===== Provided material =====

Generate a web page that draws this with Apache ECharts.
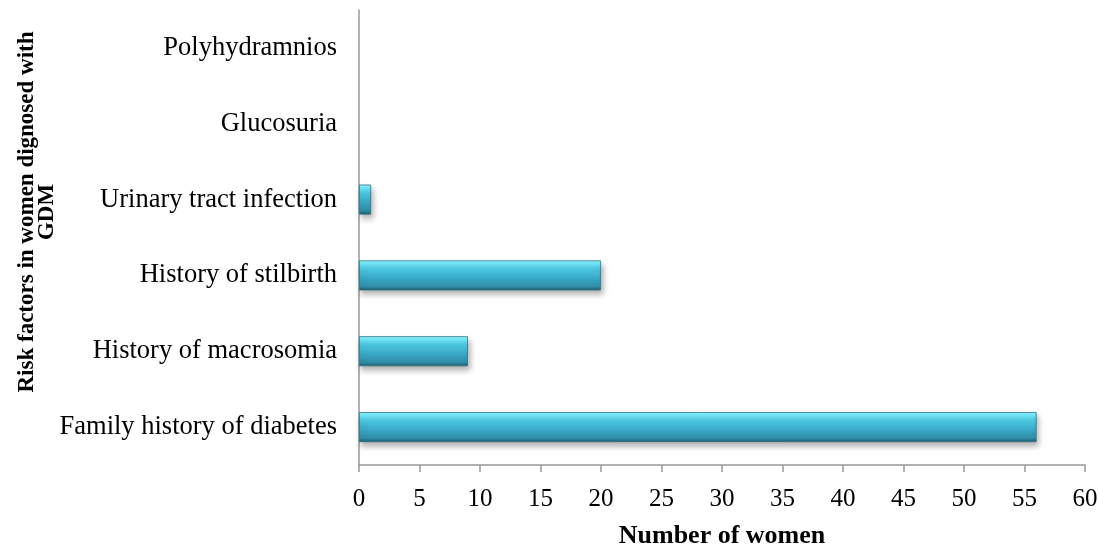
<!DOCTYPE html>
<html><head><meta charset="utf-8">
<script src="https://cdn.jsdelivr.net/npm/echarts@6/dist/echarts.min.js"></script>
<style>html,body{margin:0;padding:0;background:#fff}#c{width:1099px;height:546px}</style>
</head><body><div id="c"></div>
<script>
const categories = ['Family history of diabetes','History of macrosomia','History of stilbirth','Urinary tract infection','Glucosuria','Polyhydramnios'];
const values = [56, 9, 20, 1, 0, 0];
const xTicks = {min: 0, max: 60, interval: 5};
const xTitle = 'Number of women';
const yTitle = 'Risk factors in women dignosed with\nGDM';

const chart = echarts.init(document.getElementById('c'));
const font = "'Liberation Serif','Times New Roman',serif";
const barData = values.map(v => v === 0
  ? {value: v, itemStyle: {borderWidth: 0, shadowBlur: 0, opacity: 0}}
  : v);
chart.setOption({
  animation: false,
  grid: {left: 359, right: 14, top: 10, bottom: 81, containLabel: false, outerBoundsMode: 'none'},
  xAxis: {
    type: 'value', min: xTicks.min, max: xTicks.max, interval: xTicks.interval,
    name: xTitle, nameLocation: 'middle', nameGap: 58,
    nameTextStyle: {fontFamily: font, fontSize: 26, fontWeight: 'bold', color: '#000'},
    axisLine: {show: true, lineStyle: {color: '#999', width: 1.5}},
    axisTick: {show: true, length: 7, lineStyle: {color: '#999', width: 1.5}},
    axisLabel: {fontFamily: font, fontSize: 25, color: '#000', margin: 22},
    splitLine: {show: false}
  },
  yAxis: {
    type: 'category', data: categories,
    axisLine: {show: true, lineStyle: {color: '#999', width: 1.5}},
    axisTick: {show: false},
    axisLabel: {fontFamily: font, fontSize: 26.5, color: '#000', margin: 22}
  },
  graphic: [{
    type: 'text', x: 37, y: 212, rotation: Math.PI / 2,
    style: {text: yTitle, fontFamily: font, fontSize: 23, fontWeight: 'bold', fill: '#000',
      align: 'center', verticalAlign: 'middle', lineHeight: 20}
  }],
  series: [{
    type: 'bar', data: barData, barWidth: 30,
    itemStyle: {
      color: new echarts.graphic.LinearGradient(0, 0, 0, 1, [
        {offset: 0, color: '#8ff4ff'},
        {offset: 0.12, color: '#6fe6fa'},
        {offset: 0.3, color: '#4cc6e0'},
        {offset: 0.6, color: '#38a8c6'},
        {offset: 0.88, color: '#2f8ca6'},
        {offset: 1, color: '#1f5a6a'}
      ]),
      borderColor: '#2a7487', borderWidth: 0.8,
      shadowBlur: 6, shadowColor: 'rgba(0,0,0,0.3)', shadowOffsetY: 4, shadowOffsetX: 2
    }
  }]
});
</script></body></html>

=====

Restate, line by line and word for word, everything from the top of the material through the line that contains "const yTitle = 'Risk". Leave pictures out.

Generate a web page that draws this with Apache ECharts.
<!DOCTYPE html>
<html><head><meta charset="utf-8">
<script src="https://cdn.jsdelivr.net/npm/echarts@6/dist/echarts.min.js"></script>
<style>html,body{margin:0;padding:0;background:#fff}#c{width:1099px;height:546px}</style>
</head><body><div id="c"></div>
<script>
const categories = ['Family history of diabetes','History of macrosomia','History of stilbirth','Urinary tract infection','Glucosuria','Polyhydramnios'];
const values = [56, 9, 20, 1, 0, 0];
const xTicks = {min: 0, max: 60, interval: 5};
const xTitle = 'Number of women';
const yTitle = 'Risk factors in women dignosed with\nGDM';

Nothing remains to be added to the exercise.